While some of Thiel’s statements were explicitly wrong—far fewer than half of Americans support Trump, whose unfavorable ratings have hovered around sixty per cent—most were what might be called truth-adjacent. Yes, student debt has risen and there are real issues to address, but it is hardly a sign that the nation is in collapse. (Thiel is famous for railing not just against student debt but also against the idea that a college education is worthwhile.) Trade has, indeed, hurt many Americans, but it has also helped many others—and the help far outweighs the hurt. Also, it is not just a tiny coastal élite who support it; most Americans do. The U.S. has a pretty “normal” trade deficit, lower than that of Canada, New Zealand, and the United Kingdom. Thiel’s talk felt much like other political speeches. The building blocks of his argument were a mishmash of decontextualized thoughts reassembled to form a simplistic narrative of good and evil, heroes and strawmen. Thiel’s odd but fascinating past statement suggested the possibility of a thoughtful, if idiosyncratic, synthesis of libertarianism and Trumpian populism. But that wasn’t the case. Thiel’s speech—celebrating big government projects, condemning trade and the price of a college education—was as much a rebuke of libertarianism as of Republicanism.

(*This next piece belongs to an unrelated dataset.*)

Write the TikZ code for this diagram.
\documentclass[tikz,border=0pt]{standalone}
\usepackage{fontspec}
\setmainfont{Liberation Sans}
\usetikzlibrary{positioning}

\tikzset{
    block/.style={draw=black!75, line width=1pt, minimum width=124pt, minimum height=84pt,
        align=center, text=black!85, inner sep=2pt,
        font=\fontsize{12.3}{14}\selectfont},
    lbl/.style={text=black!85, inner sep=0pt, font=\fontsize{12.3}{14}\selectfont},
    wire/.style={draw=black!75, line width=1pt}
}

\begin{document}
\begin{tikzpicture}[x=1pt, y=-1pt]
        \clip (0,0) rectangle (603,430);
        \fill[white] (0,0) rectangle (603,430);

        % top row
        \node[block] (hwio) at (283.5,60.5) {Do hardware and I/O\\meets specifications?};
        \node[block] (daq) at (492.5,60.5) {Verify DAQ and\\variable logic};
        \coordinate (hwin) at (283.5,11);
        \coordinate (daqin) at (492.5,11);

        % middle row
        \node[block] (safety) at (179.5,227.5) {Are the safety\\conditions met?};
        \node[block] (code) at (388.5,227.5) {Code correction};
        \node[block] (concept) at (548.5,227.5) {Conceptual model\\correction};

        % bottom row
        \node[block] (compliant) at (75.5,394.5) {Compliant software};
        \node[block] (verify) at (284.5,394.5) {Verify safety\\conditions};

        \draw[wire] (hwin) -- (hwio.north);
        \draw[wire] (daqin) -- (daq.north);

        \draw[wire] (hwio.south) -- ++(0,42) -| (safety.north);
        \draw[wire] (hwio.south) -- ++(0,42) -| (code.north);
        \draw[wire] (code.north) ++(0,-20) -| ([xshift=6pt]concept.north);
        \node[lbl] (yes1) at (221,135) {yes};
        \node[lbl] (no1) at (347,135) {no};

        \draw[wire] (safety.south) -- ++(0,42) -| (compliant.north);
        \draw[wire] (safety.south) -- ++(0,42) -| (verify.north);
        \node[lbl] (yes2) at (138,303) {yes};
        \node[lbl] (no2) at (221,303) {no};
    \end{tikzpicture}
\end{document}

Thiel has earned his place among technology visionaries. He created PayPal and was among the first to understand Facebook’s power. I’d be curious to hear what he thinks the next decade holds for Internet-related startups. He used to present radical libertarian views that didn’t catch on but were fun to hear about. He was, for example, probably the most famous supporter of the seasteading movement, which imagined anarcho-libertarian societies built on artificial islands. Some of his statements over the years have been very troubling. In 1998, he co-authored a book condemning affirmative action and diversity efforts on college campuses as anti-white. Ten years later, he wrote, “I no longer believe that freedom and democracy are compatible.” He explained his thinking, in part, by pointing out that women got the vote and women are “notoriously tough for libertarians.” Thiel received a bit of a pass for these offensive ideas because they seemed to be the unfortunate side effects of his radical libertarianism and the privilege of a deep thinker exploring the outer reaches of acceptable discourse.

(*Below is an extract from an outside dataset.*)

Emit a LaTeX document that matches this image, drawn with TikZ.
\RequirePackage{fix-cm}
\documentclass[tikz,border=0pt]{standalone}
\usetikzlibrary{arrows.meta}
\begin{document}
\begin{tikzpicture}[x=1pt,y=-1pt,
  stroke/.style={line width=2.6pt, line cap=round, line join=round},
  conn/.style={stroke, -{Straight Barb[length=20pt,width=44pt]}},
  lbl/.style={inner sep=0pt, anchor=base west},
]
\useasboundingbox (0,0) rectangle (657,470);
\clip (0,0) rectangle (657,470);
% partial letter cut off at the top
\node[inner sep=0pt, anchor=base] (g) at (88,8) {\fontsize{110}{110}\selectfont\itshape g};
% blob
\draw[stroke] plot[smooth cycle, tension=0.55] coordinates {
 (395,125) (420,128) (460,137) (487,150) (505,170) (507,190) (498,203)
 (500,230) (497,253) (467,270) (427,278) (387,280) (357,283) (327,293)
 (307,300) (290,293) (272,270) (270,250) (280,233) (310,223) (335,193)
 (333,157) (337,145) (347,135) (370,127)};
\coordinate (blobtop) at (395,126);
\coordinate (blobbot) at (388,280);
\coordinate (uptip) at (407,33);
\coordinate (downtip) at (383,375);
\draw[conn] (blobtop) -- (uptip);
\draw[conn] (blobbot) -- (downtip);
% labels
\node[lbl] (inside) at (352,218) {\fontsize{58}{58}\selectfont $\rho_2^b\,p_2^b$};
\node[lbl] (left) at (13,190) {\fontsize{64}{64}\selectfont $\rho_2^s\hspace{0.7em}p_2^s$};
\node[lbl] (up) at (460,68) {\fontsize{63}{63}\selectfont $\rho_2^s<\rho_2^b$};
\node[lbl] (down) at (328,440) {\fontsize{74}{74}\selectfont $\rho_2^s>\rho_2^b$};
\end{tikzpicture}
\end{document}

But the man who spoke at the National Press Club had no deep, coherent philosophy. He seemed libertarian at times and, at others, he supported a far more activist government. Throughout, he presented an insufficiently examined enumeration of urges and angers, not a program for governance. His ideas are such an odd assortment of left-wing, right-wing, and wingless nihilism that it’s hard to think of any movement or thinker that shares them—other than Donald Trump.